Il buon informatore di John Banville, Guanda 2013.
Sin dall’inizio ci si accorge che qualcosa non va. Nell’informatore scelto dal famoso giornalista John Glass, un irlandese trapiantato da poco a New York che deve scrivere la biografia di William “Big Bull” Mulholland, pezzo grosso delle telecomunicazioni di cui è diventato genero sposando la bella Louise (quarantotto anni ma ne dimostra trenta). Un informatore alto, magro, “con la testa troppo piccola per la sua corporatura e un pomo d’Adamo grande come una palla”. Un lemure. Un lemure un po’ troppo curioso.
E’ da questo “lemure” che iniziano le grane (“Ma io so qualcosa che vi farà a pezzi”) e arriva il morto ucciso con un colpo di pistola nell’occhio sinistro che ricorda un’altra vicenda del passato, più precisamente il suicidio di Charles Varriker, collaboratore di William Mulholland. Indaga il capitano Ambrose “la faccia di un martire di El Greco, con occhi scurissimi e sofferenti e il naso simile alla testa affilata di un’ascia di pietra”. Ma non sarà lui il protagonista. Al centro il nostro Glass, la sua storia personale con tutti i suoi problemi, la moglie (ricca) che non ama più, l’amante, l’ombra potente e minacciosa del suocero, un figliastro che non ha mai sopportato.

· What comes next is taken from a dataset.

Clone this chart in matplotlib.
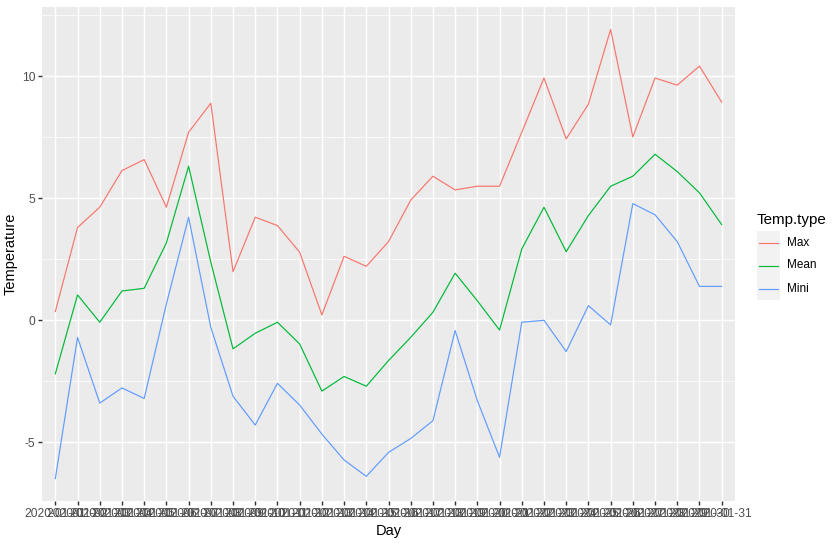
import matplotlib
matplotlib.use("Agg")
import matplotlib.pyplot as plt
from matplotlib.patches import Rectangle
from matplotlib.lines import Line2D

plt.rcParams['font.family'] = ['Liberation Sans', 'DejaVu Sans']

days = [f"2020-01-{d:02d}" for d in range(1, 32)]
max_temp = [0.36, 3.80, 4.63, 6.13, 6.58, 4.63, 7.70, 8.89, 1.99, 4.22, 3.88,
            2.79, 0.22, 2.62, 2.21, 3.22, 4.92, 5.90, 5.34, 5.49, 5.49, 7.70,
            9.92, 7.43, 8.85, 11.91, 7.51, 9.92, 9.63, 10.41, 8.93]
mean_temp = [-2.19, 1.04, -0.08, 1.20, 1.31, 3.17, 6.31, 2.38, -1.17, -0.53, -0.08,
             -0.97, -2.90, -2.30, -2.70, -1.65, -0.70, 0.33, 1.93, 0.80, -0.40, 2.92,
             4.63, 2.81, 4.29, 5.49, 5.90, 6.80, 6.09, 5.22, 3.92]
mini_temp = [-6.48, -0.70, -3.39, -2.77, -3.20, 0.67, 4.22, -0.29, -3.11, -4.29, -2.58,
             -3.47, -4.66, -5.72, -6.39, -5.41, -4.84, -4.11, -0.42, -3.29, -5.61, -0.08,
             0.00, -1.28, 0.60, -0.19, 4.78, 4.32, 3.22, 1.39, 1.39]
series_names = ["Max", "Mean", "Mini"]
series_values = [max_temp, mean_temp, mini_temp]
colors = ["#F8766D", "#00BA38", "#619CFF"]

W, H, DPI = 840, 546, 96
fig = plt.figure(figsize=(W / DPI, H / DPI), dpi=DPI)
fig.patch.set_facecolor("white")

L, R, T, B = 42, 735, 7, 501
ax = fig.add_axes([L / W, 1 - B / H, (R - L) / W, (B - T) / H])
ax.set_facecolor("#EBEBEB")
for s in ax.spines.values():
    s.set_visible(False)

x = list(range(len(days)))
for name, vals, c in zip(series_names, series_values, colors):
    ax.plot(x, vals, color=c, linewidth=0.9, zorder=3)

allv = max_temp + mean_temp + mini_temp
lo, hi = min(allv), max(allv)
pad = (hi - lo) * 0.05
ax.set_ylim(lo - pad, hi + pad)
ax.set_xlim(-0.6, len(days) - 1 + 0.6)

ax.set_yticks([-5, 0, 5, 10])
ax.set_yticklabels(["-5", "0", "5", "10"])
ax.set_yticks([-2.5, 2.5, 7.5, 12.5], minor=True)
ax.set_xticks(x)
ax.set_xticklabels(days)

ax.grid(True, which="major", color="white", linewidth=1.07, zorder=1)
ax.grid(True, which="minor", axis="y", color="white", linewidth=0.53, zorder=1)
ax.set_axisbelow(True)
ax.tick_params(which="major", length=2.75, width=1.07, color="#333333",
               labelsize=9.0, labelcolor="#4D4D4D", pad=2.2)
ax.tick_params(which="minor", length=0)

ax.set_xlabel("Day", fontsize=11, color="black", labelpad=3)
ax.set_ylabel("Temperature", fontsize=11, color="black", labelpad=3)

# legend (ggplot-style)
def fx(px):
    return px / W

def fy(py):
    return 1 - py / H

fig.text(fx(757), fy(220), "Temp.type", fontsize=11.3, ha="left", va="center")
key_x0, key_w, key_h, key_y0 = 757, 23, 23, 231
fig.patches.append(Rectangle((fx(key_x0), fy(key_y0 + key_h * 3)), key_w / W, key_h * 3 / H,
                             transform=fig.transFigure, facecolor="#F2F2F2",
                             edgecolor="none"))
for i, (name, c) in enumerate(zip(series_names, colors)):
    cy = key_y0 + key_h * i + key_h / 2
    fig.lines.append(Line2D([fx(key_x0 + 2), fx(key_x0 + key_w - 2)], [fy(cy), fy(cy)],
                            transform=fig.transFigure, color=c, linewidth=0.9))
    fig.text(fx(787), fy(cy), name, fontsize=8.8, ha="left", va="center")

fig.savefig("out.png", dpi=DPI, facecolor="white")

Scrittura veloce, energica, tagliente che va al cuore delle cose e sbozza i personaggi con pochi tocchi. La storia di una famiglia, i suoi segreti, i ricordi che si affollano nella mente del protagonista, un matrimonio finito che rimane in piedi per pura facciata, per pura apparenza (voluta dalla moglie), la vita che scorre con un senso di ineluttabile fatalità.
Niente grossi colpi di scena, niente movimento esasperato, niente azioni funamboliche ma un lento insinuarsi di dubbi, di incontri, di pensieri, di paure, una bevuta, un drink (martini e tocai friulano), un emergere a tratti di una vicenda nascosta nel tempo, spunti di vita della città che si mescolano al racconto (vecchina che attraversa con il rosso, fattorino che parla fra sé e sé, “derelitto” che litiga con un poliziotto…) un paio di citazioni su Sherlock e Poirot.
E insomma un avvicendarsi grigio in cui tutti, secondo uno dei personaggi, sono colpevoli. Ma chi è il vero colpevole?